I have a simple proposal: Let’s take one-tenth of those women and move them from prison to house arrest, combined with electronic monitoring. That would allow for proximity to their children. If the U.S. isn’t plagued by a subsequent wave of violent crime — and I don’t think it will be — let us try the same for yet another tenth. Let’s keep on doing this until it’s obviously not working. In some of these cases the court might rule that the mother — especially if she is prone to child abuse or substance abuse — will not have full custody rights to her children. Many other children, though, will benefit, and even visitation rights can help a child.
In prison, contact usually is hard. When it comes to state prison, only 14.6 percent of mothers reported that they received personal visits from a child once a month or more; that same number is only 12.3 percent for fathers.

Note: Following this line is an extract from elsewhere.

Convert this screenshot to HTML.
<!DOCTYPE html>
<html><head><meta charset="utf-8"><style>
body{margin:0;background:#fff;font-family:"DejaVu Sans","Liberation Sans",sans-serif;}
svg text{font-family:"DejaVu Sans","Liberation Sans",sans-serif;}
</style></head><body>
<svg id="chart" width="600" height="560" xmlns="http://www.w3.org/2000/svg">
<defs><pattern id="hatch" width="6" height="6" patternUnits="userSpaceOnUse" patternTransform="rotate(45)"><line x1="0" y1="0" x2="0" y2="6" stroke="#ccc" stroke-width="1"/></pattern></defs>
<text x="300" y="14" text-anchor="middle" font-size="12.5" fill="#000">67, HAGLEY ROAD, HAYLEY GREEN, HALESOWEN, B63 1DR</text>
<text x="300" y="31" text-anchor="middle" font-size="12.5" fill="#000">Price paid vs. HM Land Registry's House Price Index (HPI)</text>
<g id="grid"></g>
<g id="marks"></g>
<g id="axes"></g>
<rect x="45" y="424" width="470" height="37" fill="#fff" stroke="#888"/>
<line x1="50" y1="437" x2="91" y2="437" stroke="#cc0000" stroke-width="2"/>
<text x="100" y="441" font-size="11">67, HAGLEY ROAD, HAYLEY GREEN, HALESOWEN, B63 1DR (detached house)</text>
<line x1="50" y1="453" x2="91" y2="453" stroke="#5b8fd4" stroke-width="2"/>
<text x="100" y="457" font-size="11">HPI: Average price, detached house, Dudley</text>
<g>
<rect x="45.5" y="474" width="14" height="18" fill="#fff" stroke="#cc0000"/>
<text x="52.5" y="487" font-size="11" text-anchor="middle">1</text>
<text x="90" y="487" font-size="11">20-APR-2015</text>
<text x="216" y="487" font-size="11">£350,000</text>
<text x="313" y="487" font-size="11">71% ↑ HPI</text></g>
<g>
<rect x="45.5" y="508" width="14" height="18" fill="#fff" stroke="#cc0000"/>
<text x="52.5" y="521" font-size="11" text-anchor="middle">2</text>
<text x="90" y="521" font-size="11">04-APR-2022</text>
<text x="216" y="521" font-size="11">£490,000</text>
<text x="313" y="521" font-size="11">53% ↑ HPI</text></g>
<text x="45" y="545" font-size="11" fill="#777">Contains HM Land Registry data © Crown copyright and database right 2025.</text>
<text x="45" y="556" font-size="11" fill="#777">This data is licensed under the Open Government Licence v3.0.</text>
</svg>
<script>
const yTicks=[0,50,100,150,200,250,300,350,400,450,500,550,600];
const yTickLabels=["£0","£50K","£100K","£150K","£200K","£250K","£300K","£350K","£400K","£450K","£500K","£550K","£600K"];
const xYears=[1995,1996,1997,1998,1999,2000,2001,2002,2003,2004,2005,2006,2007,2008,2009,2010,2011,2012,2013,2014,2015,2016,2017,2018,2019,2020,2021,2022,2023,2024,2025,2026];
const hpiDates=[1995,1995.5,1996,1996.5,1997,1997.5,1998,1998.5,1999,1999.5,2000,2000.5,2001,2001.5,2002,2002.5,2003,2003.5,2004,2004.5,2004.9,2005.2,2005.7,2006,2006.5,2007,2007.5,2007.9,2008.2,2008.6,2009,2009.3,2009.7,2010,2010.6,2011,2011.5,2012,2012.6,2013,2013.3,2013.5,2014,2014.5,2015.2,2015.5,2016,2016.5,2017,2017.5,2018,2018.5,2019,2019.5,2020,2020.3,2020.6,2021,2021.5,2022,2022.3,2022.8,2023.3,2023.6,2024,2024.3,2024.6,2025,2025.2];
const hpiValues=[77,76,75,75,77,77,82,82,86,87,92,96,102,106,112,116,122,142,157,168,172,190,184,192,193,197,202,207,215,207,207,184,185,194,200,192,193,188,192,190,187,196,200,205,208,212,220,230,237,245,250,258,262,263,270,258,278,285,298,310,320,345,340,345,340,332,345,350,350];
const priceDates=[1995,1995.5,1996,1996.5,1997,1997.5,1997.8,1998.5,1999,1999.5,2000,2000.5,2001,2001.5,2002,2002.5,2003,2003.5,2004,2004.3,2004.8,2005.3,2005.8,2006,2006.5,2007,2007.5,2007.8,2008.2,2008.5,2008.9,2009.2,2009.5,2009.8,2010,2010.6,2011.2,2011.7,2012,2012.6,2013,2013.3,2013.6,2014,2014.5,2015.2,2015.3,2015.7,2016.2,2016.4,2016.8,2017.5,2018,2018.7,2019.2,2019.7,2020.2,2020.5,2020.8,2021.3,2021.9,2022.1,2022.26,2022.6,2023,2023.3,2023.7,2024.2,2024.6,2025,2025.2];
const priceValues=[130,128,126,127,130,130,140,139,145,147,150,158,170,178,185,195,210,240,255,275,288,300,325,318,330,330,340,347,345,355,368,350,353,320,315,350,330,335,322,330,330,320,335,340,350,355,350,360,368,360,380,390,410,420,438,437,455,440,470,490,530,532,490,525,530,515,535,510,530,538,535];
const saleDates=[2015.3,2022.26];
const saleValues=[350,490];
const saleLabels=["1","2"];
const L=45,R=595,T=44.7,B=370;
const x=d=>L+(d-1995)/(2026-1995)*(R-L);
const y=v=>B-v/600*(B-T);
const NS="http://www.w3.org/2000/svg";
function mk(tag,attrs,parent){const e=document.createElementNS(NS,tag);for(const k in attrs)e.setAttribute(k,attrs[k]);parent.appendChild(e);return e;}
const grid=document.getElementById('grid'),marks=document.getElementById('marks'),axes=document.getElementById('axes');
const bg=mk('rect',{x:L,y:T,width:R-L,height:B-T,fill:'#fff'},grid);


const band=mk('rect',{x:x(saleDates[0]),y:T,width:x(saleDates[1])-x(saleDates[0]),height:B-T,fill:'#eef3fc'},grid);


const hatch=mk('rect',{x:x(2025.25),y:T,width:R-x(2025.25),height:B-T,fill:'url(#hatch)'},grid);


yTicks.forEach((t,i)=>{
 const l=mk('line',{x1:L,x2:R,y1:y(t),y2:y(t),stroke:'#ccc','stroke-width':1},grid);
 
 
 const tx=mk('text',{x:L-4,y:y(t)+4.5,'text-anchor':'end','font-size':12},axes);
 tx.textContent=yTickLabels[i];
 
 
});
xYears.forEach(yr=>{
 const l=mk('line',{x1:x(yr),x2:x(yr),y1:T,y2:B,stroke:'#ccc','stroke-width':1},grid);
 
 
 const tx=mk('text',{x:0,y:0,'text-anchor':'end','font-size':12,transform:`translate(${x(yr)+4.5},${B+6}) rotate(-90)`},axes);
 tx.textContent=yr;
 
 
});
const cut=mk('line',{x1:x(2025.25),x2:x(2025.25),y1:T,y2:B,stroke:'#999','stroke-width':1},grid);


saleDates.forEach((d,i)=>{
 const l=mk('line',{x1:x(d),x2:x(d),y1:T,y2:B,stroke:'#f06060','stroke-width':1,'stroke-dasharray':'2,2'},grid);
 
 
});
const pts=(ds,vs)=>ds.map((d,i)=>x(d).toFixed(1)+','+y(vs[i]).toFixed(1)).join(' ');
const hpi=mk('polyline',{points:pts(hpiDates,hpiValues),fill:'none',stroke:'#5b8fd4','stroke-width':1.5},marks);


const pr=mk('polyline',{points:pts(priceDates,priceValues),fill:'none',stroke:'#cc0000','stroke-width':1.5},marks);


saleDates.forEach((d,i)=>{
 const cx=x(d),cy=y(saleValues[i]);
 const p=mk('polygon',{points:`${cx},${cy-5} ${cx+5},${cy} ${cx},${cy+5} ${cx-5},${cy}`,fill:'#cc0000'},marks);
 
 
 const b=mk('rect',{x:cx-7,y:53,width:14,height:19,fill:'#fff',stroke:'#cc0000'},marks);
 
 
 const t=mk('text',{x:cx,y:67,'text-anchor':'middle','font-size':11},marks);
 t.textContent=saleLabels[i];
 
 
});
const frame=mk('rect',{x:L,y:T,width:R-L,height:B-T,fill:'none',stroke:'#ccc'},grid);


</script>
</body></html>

After we have made progress in reducing the female prison population, let us start in on the men, while recognizing that severe violent offenses will be a bigger problem for that population of convicts.

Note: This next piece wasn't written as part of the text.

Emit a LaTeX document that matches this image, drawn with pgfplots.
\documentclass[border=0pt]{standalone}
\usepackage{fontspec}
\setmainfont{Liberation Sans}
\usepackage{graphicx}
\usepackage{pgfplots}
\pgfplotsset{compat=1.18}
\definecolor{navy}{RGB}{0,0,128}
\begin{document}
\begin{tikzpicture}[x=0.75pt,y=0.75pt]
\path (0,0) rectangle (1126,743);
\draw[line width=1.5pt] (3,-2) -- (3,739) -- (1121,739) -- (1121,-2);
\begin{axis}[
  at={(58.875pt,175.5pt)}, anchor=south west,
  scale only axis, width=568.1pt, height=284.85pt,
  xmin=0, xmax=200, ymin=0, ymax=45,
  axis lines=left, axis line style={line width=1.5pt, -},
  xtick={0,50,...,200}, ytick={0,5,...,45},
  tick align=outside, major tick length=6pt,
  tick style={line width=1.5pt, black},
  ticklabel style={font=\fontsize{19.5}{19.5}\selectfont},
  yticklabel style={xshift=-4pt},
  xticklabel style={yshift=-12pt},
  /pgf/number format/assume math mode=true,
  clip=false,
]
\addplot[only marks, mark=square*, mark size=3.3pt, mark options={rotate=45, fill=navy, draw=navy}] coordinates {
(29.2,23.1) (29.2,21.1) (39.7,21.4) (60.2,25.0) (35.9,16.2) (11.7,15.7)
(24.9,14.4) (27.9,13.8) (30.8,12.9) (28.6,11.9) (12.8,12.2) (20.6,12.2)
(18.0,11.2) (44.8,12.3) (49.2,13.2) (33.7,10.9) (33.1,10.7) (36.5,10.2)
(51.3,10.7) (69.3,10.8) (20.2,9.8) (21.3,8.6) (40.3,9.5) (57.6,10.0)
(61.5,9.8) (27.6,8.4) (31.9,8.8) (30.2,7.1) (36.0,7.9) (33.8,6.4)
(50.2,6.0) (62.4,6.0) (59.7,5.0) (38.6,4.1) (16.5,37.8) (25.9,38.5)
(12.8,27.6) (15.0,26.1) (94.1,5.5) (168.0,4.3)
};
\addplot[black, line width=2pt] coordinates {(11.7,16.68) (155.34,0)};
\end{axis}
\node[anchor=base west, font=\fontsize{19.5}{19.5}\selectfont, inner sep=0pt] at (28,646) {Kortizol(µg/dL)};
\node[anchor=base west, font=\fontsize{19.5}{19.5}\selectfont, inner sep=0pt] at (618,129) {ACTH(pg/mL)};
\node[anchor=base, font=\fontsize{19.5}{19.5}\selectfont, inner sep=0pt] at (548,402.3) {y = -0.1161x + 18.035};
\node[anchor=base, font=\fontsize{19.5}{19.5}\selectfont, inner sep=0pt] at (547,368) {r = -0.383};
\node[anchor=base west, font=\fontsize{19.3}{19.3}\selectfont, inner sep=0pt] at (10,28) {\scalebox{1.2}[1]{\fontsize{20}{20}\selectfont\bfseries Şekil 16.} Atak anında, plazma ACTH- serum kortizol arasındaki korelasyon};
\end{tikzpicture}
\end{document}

By the way, there are current programs, eight facilities by one estimate, in which mothers raise their babies . That suggests that keeping the mother and child together can be feasible (for many, if not all mothers) under house arrest as well, and presumably to the benefit of the babies. These are test cases, and they are still subject to prison regulations and other legal constraints. At any time, these mothers can be separated from their children, if only because politicians decide they don’t like the idea. So far such removals are more of a threat than a reality, but the stress on the family remains.
The problem of family separation isn’t just in long-term incarceration. Consider another common American practice, when parents, especially mothers, are arrested, and immediately forced away from their children. Often the children are given to the other parent or to grandparents, but not always: The Frontier, an investigative news site in Oklahoma, “asked Tulsa Police what their policy was regarding children of the arrested. They pointed us to their policy manual, which said: If children needed to be taken from the scene of an arrest, they would be transported to the … shelter.” Again, we forcibly separate children from their U.S. citizen parents, just as we do for illegal immigrants, even if some of the legal details differ.
One estimate suggests that 11 percent of the children of imprisoned mothers end up in foster care. This is not an area of investigation where data collection has been thorough or systematic, another sign of our neglect of the issue. Nonetheless it seems that after the arrest of a parent, treatment of the children by the police is irregular across the country and often poorly handled.
In citing this evidence, I don’t mean to normalize the current treatment of illegal immigrant families — I consider it a moral disgrace. What I am saying is that our treatment of outsiders is rarely an accident, and it so often mirrors how we have been treating each other all along. That is yet another reason to be nicer to those who are most vulnerable.